Marsupials race to keep up with brain development

6 Oct 2023

University of Queensland researchers have compared brain development in marsupial and placental mammals, bringing us one step closer to understanding how the mammalian brain evolved.

Dr Laura Fenlon, School of Biomedical Sciences and Queensland Brain Institute researcher, said the study found there were different rules governing the timing of neurodevelopmental processes.

“These processes include how brain cells are born, migrate and make connections with one another,” Dr Fenlon said.

The researchers compared the brains of Australian marsupial fat-tailed dunnarts and placental mice at 11 different stages of development, and found that processes could be flexible in their timing.

“Some processes take a few days to occur in one species, but only a single day in the other,” Dr Fenlon said.

“Other processes take the same amount of time in both species.

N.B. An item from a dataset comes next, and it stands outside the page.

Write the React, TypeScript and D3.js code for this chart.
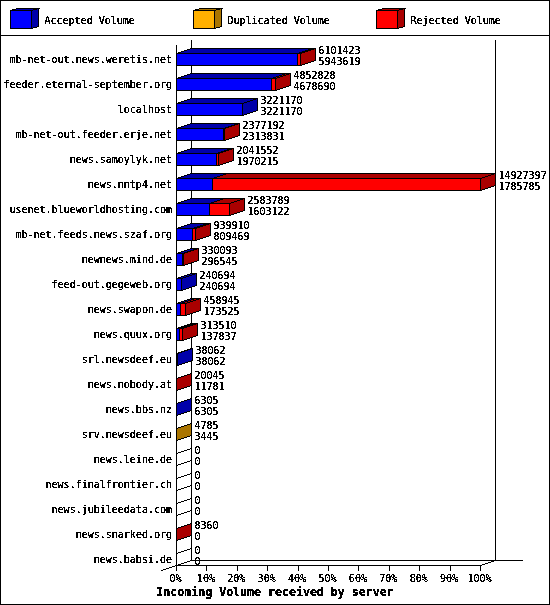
import * as d3 from "d3";

const servers = [
  "mb-net-out.news.weretis.net",
  "feeder.eternal-september.org",
  "localhost",
  "mb-net-out.feeder.erje.net",
  "news.samoylyk.net",
  "news.nntp4.net",
  "usenet.blueworldhosting.com",
  "mb-net.feeds.news.szaf.org",
  "newnews.mind.de",
  "feed-out.gegeweb.org",
  "news.swapon.de",
  "news.quux.org",
  "srl.newsdeef.eu",
  "news.nobody.at",
  "news.bbs.nz",
  "srv.newsdeef.eu",
  "news.leine.de",
  "news.finalfrontier.ch",
  "news.jubileedata.com",
  "news.snarked.org",
  "news.babsi.de",
];
const accepted = [
  5943619, 4678690, 3221170, 2313831, 1970215, 1785785, 1603122, 809469, 296545, 240694, 173525,
  137837, 38062, 11781, 6305, 3445, 0, 0, 0, 0, 0,
];
const duplicated = [0, 0, 0, 0, 0, 0, 0, 0, 0, 0, 0, 0, 0, 0, 0, 1340, 0, 0, 0, 0, 0];
const rejected = [
  157804, 174138, 0, 63361, 71337, 13141612, 980667, 130441, 33548, 0, 285420, 175673, 0, 8264, 0,
  0, 0, 0, 0, 8360, 0,
];
const percentTicks = [0, 10, 20, 30, 40, 50, 60, 70, 80, 90, 100];
const legendNames = ["Accepted Volume", "Duplicated Volume", "Rejected Volume"];
const frontColors = ["#0000ff", "#ffb000", "#ff0000"];
const darkColors = ["#0000aa", "#aa7500", "#aa0000"];

const series = [accepted, duplicated, rejected];
const totals = servers.map((_, i) => accepted[i] + duplicated[i] + rejected[i]);

const font = "'DejaVu Sans Mono', monospace";
const depthX = 15;
const depthY = 5;
const barH = 12;

const x = d3.scaleLinear().domain([0, d3.max(totals)!]).range([176.5, 480.5]);
const pct = d3.scaleLinear().domain([0, 100]).range([176.5, 480.5]);
const y = d3.scalePoint().domain(servers).range([59.5, 559.5]);
const poly = d3.line();
const snap = (v: number) => Math.round(v - 0.5) + 0.5;

function Bar({ i }: { i: number }) {
  const top = y(servers[i])! - 6;
  const bottom = top + barH;
  let running = 0;
  const parts: { from: number; to: number; k: number }[] = [];
  series.forEach((s, k) => {
    if (s[i] > 0) {
      parts.push({ from: snap(x(running)), to: snap(x(running + s[i])), k });
      running += s[i];
    }
  });
  const end = snap(x(totals[i]));
  const last = parts.length ? parts[parts.length - 1].k : -1;
  const stroke = { stroke: "#000", strokeWidth: 1 };
  return (
    <g>
      {parts.map((p) => (
        <path
          key={`t${p.k}`}
          d={poly([[p.from, top], [p.from + depthX, top - depthY], [p.to + depthX, top - depthY], [p.to, top]])!}
          fill={darkColors[p.k]}
          {...stroke}
        />
      ))}
      <path
        d={poly([[end, top], [end + depthX, top - depthY], [end + depthX, bottom - depthY], [end, bottom]]) + "Z"}
        fill={last < 0 ? "none" : darkColors[last]}
        {...stroke}
      />
      {parts.map((p) => (
        <rect key={`f${p.k}`} x={p.from} y={top} width={p.to - p.from} height={barH} fill={frontColors[p.k]} {...stroke} />
      ))}
    </g>
  );
}

function RowText({ i }: { i: number }) {
  const top = y(servers[i])! - 6;
  const end = snap(x(totals[i]));
  return (
    <g>
      <text x={172} y={top + 9} textAnchor="end">{servers[i]}</text>
      <text x={end + depthX + 3} y={top + 0.5}>{totals[i]}</text>
      <text x={end + depthX + 3} y={top + 11.5}>{accepted[i]}</text>
    </g>
  );
}

export default function App() {
  const legendX = [10.5, 193.5, 376.5];
  return (
    <svg
      width={550}
      height={605}
      viewBox="0 0 550 605"
      shapeRendering="crispEdges"
      style={{ position: "absolute", left: 0, top: 0, background: "#fff" }}
    >
      <defs>
        <filter id="crisp" filterUnits="userSpaceOnUse" x={0} y={0} width={550} height={605} colorInterpolationFilters="sRGB">
          <feComponentTransfer>
            <feFuncA type="discrete" tableValues="0 0 1 1 1 1 1" />
          </feComponentTransfer>
        </filter>
      </defs>
      <rect x={0.5} y={0.5} width={549} height={604} fill="#fff" stroke="#000" />
      <line x1={0} x2={550} y1={35.5} y2={35.5} stroke="#000" />

      {/* legend */}
      {legendNames.map((name, k) => {
        const lx = legendX[k];
        return (
          <g key={name}>
            <path d={poly([[lx, 10.5], [lx + 7, 8.5], [lx + 29, 8.5], [lx + 22, 10.5]]) + "Z"} fill={darkColors[k]} stroke="#000" />
            <path d={poly([[lx + 21, 10.5], [lx + 28, 8.5], [lx + 28, 26.5], [lx + 21, 28.5]]) + "Z"} fill={darkColors[k]} stroke="#000" />
            <rect x={lx} y={10.5} width={21} height={18} fill={frontColors[k]} stroke="#000" />
            <text x={lx + 34} y={23.5} fontFamily={font} fontSize={10} filter="url(#crisp)">{name}</text>
          </g>
        );
      })}

      {/* axes */}
      <g stroke="#000" fill="none">
        <line x1={176.5} x2={176.5} y1={45} y2={566} />
        <line x1={191.5} x2={191.5} y1={40} y2={561} />
        <line x1={495.5} x2={495.5} y1={40} y2={561} />
        <line x1={191.5} x2={522.5} y1={560.5} y2={560.5} />
        <line x1={176.5} x2={480.5} y1={565.5} y2={565.5} />
        <path d={poly([[161.5, 570.5], [191.5, 560.5]])!} />
        <path d={poly([[480.5, 565.5], [495.5, 560.5]])!} />
        {percentTicks.map((t) => (
          <line key={t} x1={snap(pct(t))} x2={snap(pct(t))} y1={565} y2={571} />
        ))}
      </g>

      {servers.map((_, i) => (
        <Bar key={i} i={i} />
      ))}

      <g filter="url(#crisp)" fontFamily={font} fontSize={10} fill="#000">
        {servers.map((_, i) => (
          <RowText key={i} i={i} />
        ))}
        {percentTicks.map((t) => (
          <text key={t} x={pct(t) - 1} y={582} textAnchor="middle">{`${t}%`}</text>
        ))}
        <text x={275} y={596} fontSize={11.6} fontWeight="bold" textAnchor="middle">
          Incoming Volume received by server
        </text>
      </g>
    </svg>
  );
}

“This may help us understand the evolution of the brain in all species and therefore create a better understanding of the human brain.

“Marsupial mammals, such as kangaroos, have many peculiarities of development, including a remarkably early birth followed by development in the mother’s pouch.

“Compared with placental mammals, such as humans and mice, marsupials also take around three times longer to develop.”

The authors of the study investigated if this longer timeframe of development was uniform for all processes, or whether some aspects of brain development did not expand in time in the same way.

“It has long been suspected that the amount of time it takes different parts of the brain to develop can be linked to structural and functional outcome, including the extended development of the human brain,” Dr Fenlon said.

“We now have new insights into how different neurodevelopmental processes can be flexible in their timing by studying two extreme examples of time courses in mammalian development: placental mice versus the very slow developing Australian marsupial fat-tailed dunnart.

“These results suggest that there may be fundamental rules governing which neurodevelopmental processes can be flexible to timing changes, and which are fixed across evolution, with the marsupial completing some brain development milestones relatively faster than the mouse.”

The non-uniform developmental timing of these processes reveals a potential evolutionary mechanism, whereby mismatches in timing could produce different brain structures and functions.

The authors hope that by manipulating developmental timing in the future, they may be able to provide further insight into how the incredible diversity of mammalian brains came to be.

The study is published in Nature Communications.